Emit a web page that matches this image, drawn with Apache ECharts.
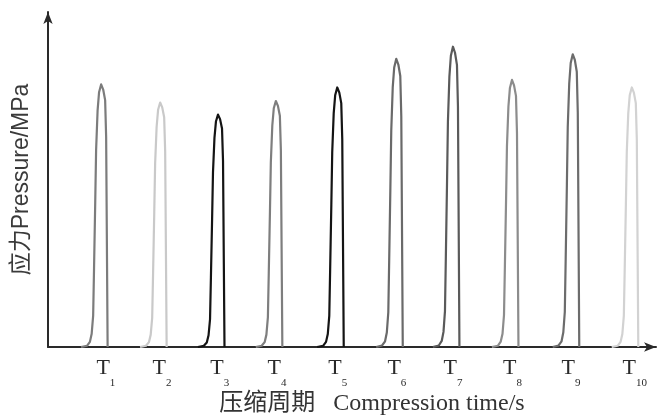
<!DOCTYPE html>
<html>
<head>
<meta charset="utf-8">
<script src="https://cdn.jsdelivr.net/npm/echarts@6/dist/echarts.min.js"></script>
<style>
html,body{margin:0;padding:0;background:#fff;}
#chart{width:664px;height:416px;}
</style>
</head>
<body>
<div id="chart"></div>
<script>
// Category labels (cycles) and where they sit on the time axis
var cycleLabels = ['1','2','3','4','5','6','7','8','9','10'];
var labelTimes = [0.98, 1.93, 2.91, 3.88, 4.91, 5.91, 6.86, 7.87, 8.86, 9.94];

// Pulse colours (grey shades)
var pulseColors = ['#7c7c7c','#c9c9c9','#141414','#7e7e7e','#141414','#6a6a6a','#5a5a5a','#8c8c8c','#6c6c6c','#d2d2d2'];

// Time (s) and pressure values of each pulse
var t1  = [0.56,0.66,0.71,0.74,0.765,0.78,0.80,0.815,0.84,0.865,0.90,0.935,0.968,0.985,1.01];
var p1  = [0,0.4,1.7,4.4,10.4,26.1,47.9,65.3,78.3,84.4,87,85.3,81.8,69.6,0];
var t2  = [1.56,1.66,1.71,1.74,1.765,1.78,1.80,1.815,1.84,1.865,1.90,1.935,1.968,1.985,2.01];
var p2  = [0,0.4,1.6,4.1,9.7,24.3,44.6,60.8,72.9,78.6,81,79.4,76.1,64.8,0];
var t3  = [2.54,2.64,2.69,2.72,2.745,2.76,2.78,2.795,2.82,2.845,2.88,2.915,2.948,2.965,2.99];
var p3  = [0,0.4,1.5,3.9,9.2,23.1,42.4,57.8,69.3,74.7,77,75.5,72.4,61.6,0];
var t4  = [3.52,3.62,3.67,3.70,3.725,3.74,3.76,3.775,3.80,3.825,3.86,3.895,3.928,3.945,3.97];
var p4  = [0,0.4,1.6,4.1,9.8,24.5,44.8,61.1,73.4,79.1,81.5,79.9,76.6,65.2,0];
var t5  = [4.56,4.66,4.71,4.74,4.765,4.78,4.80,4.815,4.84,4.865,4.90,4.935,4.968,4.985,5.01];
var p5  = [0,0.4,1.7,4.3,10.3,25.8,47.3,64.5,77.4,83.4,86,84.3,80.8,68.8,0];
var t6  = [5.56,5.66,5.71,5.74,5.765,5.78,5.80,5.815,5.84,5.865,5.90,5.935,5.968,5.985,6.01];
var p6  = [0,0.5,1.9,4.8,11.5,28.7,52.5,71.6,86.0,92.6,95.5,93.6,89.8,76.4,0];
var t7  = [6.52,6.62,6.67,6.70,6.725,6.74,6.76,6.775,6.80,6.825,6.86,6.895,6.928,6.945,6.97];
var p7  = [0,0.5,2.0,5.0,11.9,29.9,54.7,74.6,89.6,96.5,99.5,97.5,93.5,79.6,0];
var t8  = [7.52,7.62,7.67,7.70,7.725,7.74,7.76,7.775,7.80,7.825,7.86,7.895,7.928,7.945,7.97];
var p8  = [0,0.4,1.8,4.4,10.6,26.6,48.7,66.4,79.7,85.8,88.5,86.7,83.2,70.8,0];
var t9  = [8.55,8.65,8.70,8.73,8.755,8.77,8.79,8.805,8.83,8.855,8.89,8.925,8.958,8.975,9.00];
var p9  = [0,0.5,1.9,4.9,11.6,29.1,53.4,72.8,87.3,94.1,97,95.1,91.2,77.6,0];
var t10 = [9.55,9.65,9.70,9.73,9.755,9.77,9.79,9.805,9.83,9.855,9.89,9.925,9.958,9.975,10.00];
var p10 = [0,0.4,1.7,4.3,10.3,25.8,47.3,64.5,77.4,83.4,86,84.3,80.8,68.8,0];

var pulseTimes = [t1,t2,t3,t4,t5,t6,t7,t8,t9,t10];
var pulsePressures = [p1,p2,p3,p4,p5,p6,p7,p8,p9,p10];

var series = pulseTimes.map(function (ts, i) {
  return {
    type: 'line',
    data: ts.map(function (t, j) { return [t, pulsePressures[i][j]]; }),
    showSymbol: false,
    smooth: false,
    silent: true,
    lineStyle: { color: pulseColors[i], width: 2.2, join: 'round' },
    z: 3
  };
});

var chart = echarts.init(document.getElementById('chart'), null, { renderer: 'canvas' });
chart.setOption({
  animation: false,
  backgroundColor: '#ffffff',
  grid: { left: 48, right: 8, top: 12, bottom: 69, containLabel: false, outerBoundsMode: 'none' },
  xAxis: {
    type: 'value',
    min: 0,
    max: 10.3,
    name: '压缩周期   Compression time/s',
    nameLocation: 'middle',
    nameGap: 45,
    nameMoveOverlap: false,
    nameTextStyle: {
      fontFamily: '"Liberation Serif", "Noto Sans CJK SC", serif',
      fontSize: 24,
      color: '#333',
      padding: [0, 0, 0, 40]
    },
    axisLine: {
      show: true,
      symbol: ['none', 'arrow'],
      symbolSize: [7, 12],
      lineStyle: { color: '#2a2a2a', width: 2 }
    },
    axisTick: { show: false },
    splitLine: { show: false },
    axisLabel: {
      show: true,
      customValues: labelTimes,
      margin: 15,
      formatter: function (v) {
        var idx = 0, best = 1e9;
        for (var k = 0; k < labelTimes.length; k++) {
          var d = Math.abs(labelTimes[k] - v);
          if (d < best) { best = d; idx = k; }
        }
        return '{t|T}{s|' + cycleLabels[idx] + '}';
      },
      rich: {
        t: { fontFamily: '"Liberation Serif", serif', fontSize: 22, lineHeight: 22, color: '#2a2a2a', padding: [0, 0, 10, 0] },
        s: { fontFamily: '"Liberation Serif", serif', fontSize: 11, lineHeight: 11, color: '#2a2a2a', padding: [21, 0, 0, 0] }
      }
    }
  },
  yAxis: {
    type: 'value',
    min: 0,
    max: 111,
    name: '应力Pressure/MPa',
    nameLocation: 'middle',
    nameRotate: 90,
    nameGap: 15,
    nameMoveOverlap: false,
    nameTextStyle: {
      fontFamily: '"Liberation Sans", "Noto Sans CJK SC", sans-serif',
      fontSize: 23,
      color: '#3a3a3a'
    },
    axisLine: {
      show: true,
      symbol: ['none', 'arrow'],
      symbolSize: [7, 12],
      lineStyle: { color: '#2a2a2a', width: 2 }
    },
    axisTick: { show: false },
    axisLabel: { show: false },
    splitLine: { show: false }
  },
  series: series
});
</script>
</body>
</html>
*****
:: Exercise description ::
The data should be printed again unchanged; leave its pictures out.

:: Final result ::
Emit a web page that matches this image, drawn with Apache ECharts.
<!DOCTYPE html>
<html>
<head>
<meta charset="utf-8">
<script src="https://cdn.jsdelivr.net/npm/echarts@6/dist/echarts.min.js"></script>
<style>
html,body{margin:0;padding:0;background:#fff;}
#chart{width:664px;height:416px;}
</style>
</head>
<body>
<div id="chart"></div>
<script>
// Category labels (cycles) and where they sit on the time axis
var cycleLabels = ['1','2','3','4','5','6','7','8','9','10'];
var labelTimes = [0.98, 1.93, 2.91, 3.88, 4.91, 5.91, 6.86, 7.87, 8.86, 9.94];

// Pulse colours (grey shades)
var pulseColors = ['#7c7c7c','#c9c9c9','#141414','#7e7e7e','#141414','#6a6a6a','#5a5a5a','#8c8c8c','#6c6c6c','#d2d2d2'];

// Time (s) and pressure values of each pulse
var t1  = [0.56,0.66,0.71,0.74,0.765,0.78,0.80,0.815,0.84,0.865,0.90,0.935,0.968,0.985,1.01];
var p1  = [0,0.4,1.7,4.4,10.4,26.1,47.9,65.3,78.3,84.4,87,85.3,81.8,69.6,0];
var t2  = [1.56,1.66,1.71,1.74,1.765,1.78,1.80,1.815,1.84,1.865,1.90,1.935,1.968,1.985,2.01];
var p2  = [0,0.4,1.6,4.1,9.7,24.3,44.6,60.8,72.9,78.6,81,79.4,76.1,64.8,0];
var t3  = [2.54,2.64,2.69,2.72,2.745,2.76,2.78,2.795,2.82,2.845,2.88,2.915,2.948,2.965,2.99];
var p3  = [0,0.4,1.5,3.9,9.2,23.1,42.4,57.8,69.3,74.7,77,75.5,72.4,61.6,0];
var t4  = [3.52,3.62,3.67,3.70,3.725,3.74,3.76,3.775,3.80,3.825,3.86,3.895,3.928,3.945,3.97];
var p4  = [0,0.4,1.6,4.1,9.8,24.5,44.8,61.1,73.4,79.1,81.5,79.9,76.6,65.2,0];
var t5  = [4.56,4.66,4.71,4.74,4.765,4.78,4.80,4.815,4.84,4.865,4.90,4.935,4.968,4.985,5.01];
var p5  = [0,0.4,1.7,4.3,10.3,25.8,47.3,64.5,77.4,83.4,86,84.3,80.8,68.8,0];
var t6  = [5.56,5.66,5.71,5.74,5.765,5.78,5.80,5.815,5.84,5.865,5.90,5.935,5.968,5.985,6.01];
var p6  = [0,0.5,1.9,4.8,11.5,28.7,52.5,71.6,86.0,92.6,95.5,93.6,89.8,76.4,0];
var t7  = [6.52,6.62,6.67,6.70,6.725,6.74,6.76,6.775,6.80,6.825,6.86,6.895,6.928,6.945,6.97];
var p7  = [0,0.5,2.0,5.0,11.9,29.9,54.7,74.6,89.6,96.5,99.5,97.5,93.5,79.6,0];
var t8  = [7.52,7.62,7.67,7.70,7.725,7.74,7.76,7.775,7.80,7.825,7.86,7.895,7.928,7.945,7.97];
var p8  = [0,0.4,1.8,4.4,10.6,26.6,48.7,66.4,79.7,85.8,88.5,86.7,83.2,70.8,0];
var t9  = [8.55,8.65,8.70,8.73,8.755,8.77,8.79,8.805,8.83,8.855,8.89,8.925,8.958,8.975,9.00];
var p9  = [0,0.5,1.9,4.9,11.6,29.1,53.4,72.8,87.3,94.1,97,95.1,91.2,77.6,0];
var t10 = [9.55,9.65,9.70,9.73,9.755,9.77,9.79,9.805,9.83,9.855,9.89,9.925,9.958,9.975,10.00];
var p10 = [0,0.4,1.7,4.3,10.3,25.8,47.3,64.5,77.4,83.4,86,84.3,80.8,68.8,0];

var pulseTimes = [t1,t2,t3,t4,t5,t6,t7,t8,t9,t10];
var pulsePressures = [p1,p2,p3,p4,p5,p6,p7,p8,p9,p10];

var series = pulseTimes.map(function (ts, i) {
  return {
    type: 'line',
    data: ts.map(function (t, j) { return [t, pulsePressures[i][j]]; }),
    showSymbol: false,
    smooth: false,
    silent: true,
    lineStyle: { color: pulseColors[i], width: 2.2, join: 'round' },
    z: 3
  };
});

var chart = echarts.init(document.getElementById('chart'), null, { renderer: 'canvas' });
chart.setOption({
  animation: false,
  backgroundColor: '#ffffff',
  grid: { left: 48, right: 8, top: 12, bottom: 69, containLabel: false, outerBoundsMode: 'none' },
  xAxis: {
    type: 'value',
    min: 0,
    max: 10.3,
    name: '压缩周期   Compression time/s',
    nameLocation: 'middle',
    nameGap: 45,
    nameMoveOverlap: false,
    nameTextStyle: {
      fontFamily: '"Liberation Serif", "Noto Sans CJK SC", serif',
      fontSize: 24,
      color: '#333',
      padding: [0, 0, 0, 40]
    },
    axisLine: {
      show: true,
      symbol: ['none', 'arrow'],
      symbolSize: [7, 12],
      lineStyle: { color: '#2a2a2a', width: 2 }
    },
    axisTick: { show: false },
    splitLine: { show: false },
    axisLabel: {
      show: true,
      customValues: labelTimes,
      margin: 15,
      formatter: function (v) {
        var idx = 0, best = 1e9;
        for (var k = 0; k < labelTimes.length; k++) {
          var d = Math.abs(labelTimes[k] - v);
          if (d < best) { best = d; idx = k; }
        }
        return '{t|T}{s|' + cycleLabels[idx] + '}';
      },
      rich: {
        t: { fontFamily: '"Liberation Serif", serif', fontSize: 22, lineHeight: 22, color: '#2a2a2a', padding: [0, 0, 10, 0] },
        s: { fontFamily: '"Liberation Serif", serif', fontSize: 11, lineHeight: 11, color: '#2a2a2a', padding: [21, 0, 0, 0] }
      }
    }
  },
  yAxis: {
    type: 'value',
    min: 0,
    max: 111,
    name: '应力Pressure/MPa',
    nameLocation: 'middle',
    nameRotate: 90,
    nameGap: 15,
    nameMoveOverlap: false,
    nameTextStyle: {
      fontFamily: '"Liberation Sans", "Noto Sans CJK SC", sans-serif',
      fontSize: 23,
      color: '#3a3a3a'
    },
    axisLine: {
      show: true,
      symbol: ['none', 'arrow'],
      symbolSize: [7, 12],
      lineStyle: { color: '#2a2a2a', width: 2 }
    },
    axisTick: { show: false },
    axisLabel: { show: false },
    splitLine: { show: false }
  },
  series: series
});
</script>
</body>
</html>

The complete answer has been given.